Lily Bart is nothing if not a master of self-denial, supremely talented at self-deception and shameless rationalization, which inevitably bleeds into her distinctive brand of morality. At the beginning of House of Mirth, Wharton is careful to clarify that Lily is not “scrupulous” in the traditional sense, but that she maintains the illusion of moral purity by ruthlessly repressing any and all ugly, unappealing impulses.
“[Lily] was always scrupulous about keeping up appearances to herself. Her personal fastidiousness had a moral equivalent, and when she made a tour of inspection in her own mind there were certain closed doors she did not open.”
This moral fastidiousness can be read as a product of the Jungian shadow self; Jung argued in “Aion: Researches into the Phenomenology of the Self” that a “shadow” perpetually threatens to besiege the human mind. He conceptualized the shadow aspect of the self as consisting of the dark, abhorrent thoughts and emotions that disturb the ego and adulterate the conception of the self, which every person compartmentalizes to some extent. When these thoughts and feelings are safely tucked away in the unconscious, they take on a life of their own. They lurk in the recesses of the mind, manifesting in actions that are irreconcilable with the conscious self.
In House of Mirth, Lily Bart’s increasingly autonomous shadow self takes the form of the Furies from Eumenides, vengeful spirits who stalk and torment Orestes as retribution for an act of matricide:
“[Lily] had once picked up, in a house where she was staying, a translation of the Eumenides, and her imagination had been seized by the high terror of the scene where Orestes, in the cave of the oracle, finds his implacable huntresses asleep, and snatches an hour’s repose. Yes, the Furies might sometimes sleep, but they were there, always there in the dark corners, and now they were awake and the iron clang of their wings was in her brain.”
The Furies aim to punish the wicked and terrorize the guilty, so they can easily be interpreted as a simple metaphor for Lily’s exceptionally ireful conscience. But Wharton’s description of the Furies as lying dormant in “dark corners” provides support for a Jungian reading, as it evokes the chambers of Lily’s mind that are left unexplored. Lily’s ego finds peace when her repression techniques are particularly effective, and the Furies are put to bed, but at some point the Furies reawaken, and the rippling effects of her unpalatable impulses come back to haunt her time and time again.
Further, Lily reflects later in the novel that the Furies have “taken the shape of Bertha Dorset,” strengthening the reading of the Furies as the Jungian shadow self.
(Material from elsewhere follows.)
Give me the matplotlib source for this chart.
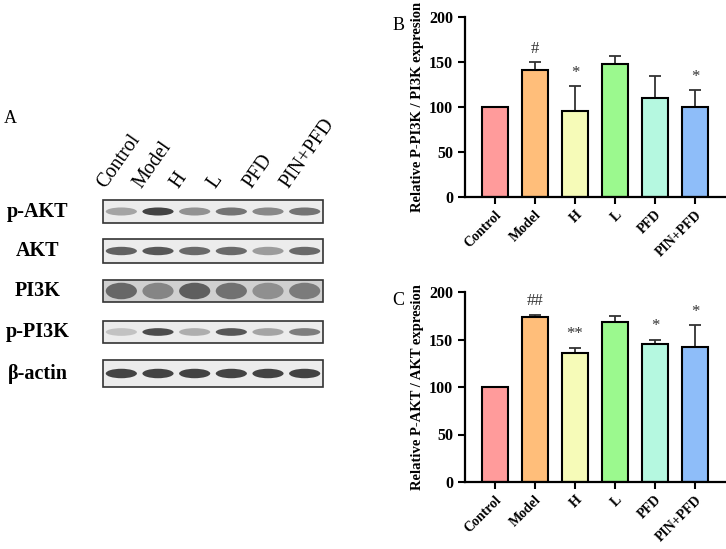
import matplotlib
matplotlib.use("Agg")
import matplotlib.pyplot as plt
from matplotlib.patches import Rectangle, Ellipse
import numpy as np

plt.rcParams['font.family'] = 'Liberation Serif'

groups = ["Control", "Model", "H", "L", "PFD", "PIN+PFD"]
colors = ["#FF9B9B", "#FFBE7A", "#F6FBB8", "#9BF98E", "#B5F8E0", "#8EBDF9"]
pi3k_mean = [100, 141, 96, 148, 110, 100]
pi3k_err = [0, 9, 27, 9, 24, 19]
pi3k_marks = ["", "#", "*", "", "", "*"]
akt_mean = [100, 174, 136, 168, 145, 142]
akt_err = [0, 2, 5, 7, 5, 23]
akt_marks = ["", "##", "**", "", "*", "*"]

blot_rows = ["p-AKT", "AKT", "PI3K", "p-PI3K", "β-actin"]
# band darkness (0..1) per lane
blot_dark = [
    [0.45, 0.95, 0.55, 0.7, 0.6, 0.7],
    [0.8, 0.85, 0.75, 0.75, 0.5, 0.75],
    [0.75, 0.6, 0.8, 0.7, 0.55, 0.65],
    [0.3, 0.9, 0.4, 0.85, 0.45, 0.65],
    [0.95, 0.95, 0.95, 0.95, 0.95, 0.95],
]

fig = plt.figure(figsize=(7.26, 5.49), dpi=100)

# ---- Panel A (blot schematic), pixel coordinates
axA = fig.add_axes([0, 0, 0.5, 1])
axA.set_xlim(0, 363); axA.set_ylim(549, 0); axA.axis('off')
axA.text(4, 123, "A", fontsize=13)
box_x0, box_x1 = 103, 323
row_y = [(200, 223), (239, 263), (280, 302), (321, 343), (360, 387)]
lane_w = (box_x1 - box_x0) / len(groups)
for r, (name, (y0, y1)) in enumerate(zip(blot_rows, row_y)):
    bg = "#d0d0d0" if name == "PI3K" else "#ececec"
    axA.add_patch(Rectangle((box_x0, y0), box_x1 - box_x0, y1 - y0, facecolor=bg,
                            edgecolor="#333333", lw=1.2))
    axA.text(38, (y0 + y1) / 2, name, ha='center', va='center', fontsize=14.5, fontweight='bold')
    for i, d in enumerate(blot_dark[r]):
        cx = box_x0 + lane_w * (i + 0.5)
        h = (y1 - y0) * (0.75 if name == "PI3K" else 0.35)
        g = 1 - d * 0.85
        axA.add_patch(Ellipse((cx, (y0 + y1) / 2), lane_w * 0.85, h,
                              facecolor=(g, g, g), edgecolor='none', alpha=0.9))
for i, gname in enumerate(groups):
    cx = box_x0 + lane_w * (i + 0.5)
    axA.text(cx - 12, 192, gname, rotation=55, ha='left', va='bottom',
             fontsize=14.5, rotation_mode='anchor')

def bar_panel(rect, means, errs, marks, ylabel, letter):
    ax = fig.add_axes(rect)
    x = np.arange(len(groups))
    ax.bar(x, means, width=0.64, color=colors, edgecolor='black', lw=1.5, zorder=2)
    ax.errorbar(x, means, yerr=[np.zeros(len(errs)), errs], fmt='none',
                ecolor='#333333', capsize=4, elinewidth=1.3, capthick=1.3, zorder=1)
    for xi, m, e, mk in zip(x, means, errs, marks):
        if mk:
            ax.text(xi, m + e + 6, mk, ha='center', va='bottom', fontsize=12, color='#333333')
    ax.set_ylim(0, 200)
    ax.set_xlim(-0.75, 5.75)
    ax.set_yticks([0, 50, 100, 150, 200])
    ax.set_xticks(x)
    ax.set_xticklabels(groups, rotation=45, ha='right', rotation_mode='anchor',
                       fontsize=10, fontweight='bold')
    for lbl in ax.get_yticklabels():
        lbl.set_fontweight('bold'); lbl.set_fontsize(11.5)
    ax.spines['top'].set_visible(False); ax.spines['right'].set_visible(False)
    ax.spines['left'].set_linewidth(1.6); ax.spines['bottom'].set_linewidth(1.6)
    ax.tick_params(width=1.5, length=5)
    ax.tick_params(axis='x', pad=3)
    ax.set_ylabel(ylabel, fontsize=10.5, fontweight='bold', labelpad=4)
    ax.text(-0.28, 1.0, letter, transform=ax.transAxes, fontsize=13, va='top')
    return ax

W, H = 726, 549
bar_panel([465 / W, 1 - 197 / H, 260 / W, 180 / H], pi3k_mean, pi3k_err, pi3k_marks,
          "Relative P-PI3K / PI3K expresion", "B")
bar_panel([465 / W, 1 - 482 / H, 260 / W, 190 / H], akt_mean, akt_err, akt_marks,
          "Relative P-AKT / AKT expresion", "C")

fig.savefig("out.png", dpi=100)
Bertha is not a virtuous person; in fact, she “delights in making other people miserable,” so it would make little sense for Lily to associate her with a traditional conscience. But an overgrown shadow self, Jung argues, is extremely prone to projection, and induces the ego to perceive a moral deficiency in another person that the unconscious attributes to the self. Bertha may very well possess the depraved qualities Lily perceives, but Bertha is certainly not the person Lily is trying to escape throughout the novel, and especially when she puts herself to sleep.
Wharton’s text famously leaves ambiguous whether Lily accidentally overdoses or commits suicide. In the context of a Jungian interpretation, her actions lie somewhere in between, and constitute an unconsciously motivated euthanasia. Consciously, she only desires sleep, but unconsciously, she longs for freedom from the evils she fears are lurking in the “dark corners of her brain.”
“She did not, in truth, consider the question very closely—the physical craving for sleep was her only sustained sensation. Her mind shrank from the glare of thought as instinctively as eyes contract in a blaze of light—darkness, darkness was what she must have at any cost.”
Like Orestes, Lily is desperately seeking repose, but from what, or whom, exactly? At this point in the novel, Lily’s troubles have been rectified, at least superficially. She is still impoverished, but is no longer plagued by the threat of financial ruin, as she finally has the means to pay off her debts to Gus Trenor. And after painfully struggling with the looming prospect of moral corruption, she ostensibly chooses her better angels by burning Bertha Dorset’s incriminating letters.
But even after she’s escaped the externally manifested Furies, she cannot escape the dark impulses beating down the “closed doors she did not open.” In their final meeting, she tells Selden his faith in her goodness has been a “light in the darkness,” and later reflects that she achieved a “momentary exaltation of the spirit” by burning the letters and confessing her love for him. But she is haunted by fears of descending back into moral weakness, of “countless hands of habit dragging her back into some fresh compromise with fate.” She ends her life in an attempt to quit while she’s ahead, so she can continue to “keep up appearances to herself” and effectively eliminate the need to integrate any of her flaws into her consciousness.
Jung referred to the shadow as a “moral problem that challenges the whole ego-personality. The presence of an autonomous shadow self requires exhaustive self-examination, and the ability to recogniz[e] the dark aspects of the personality as present and real,” lest the ego risks complete and utter self-destruction. When she overdoses on sleep medication, she is choosing the dark rather than face the “glare” of her own thoughts. She reconciles herself not with her own darkness, but with the undisturbed darkness of self-annihilation.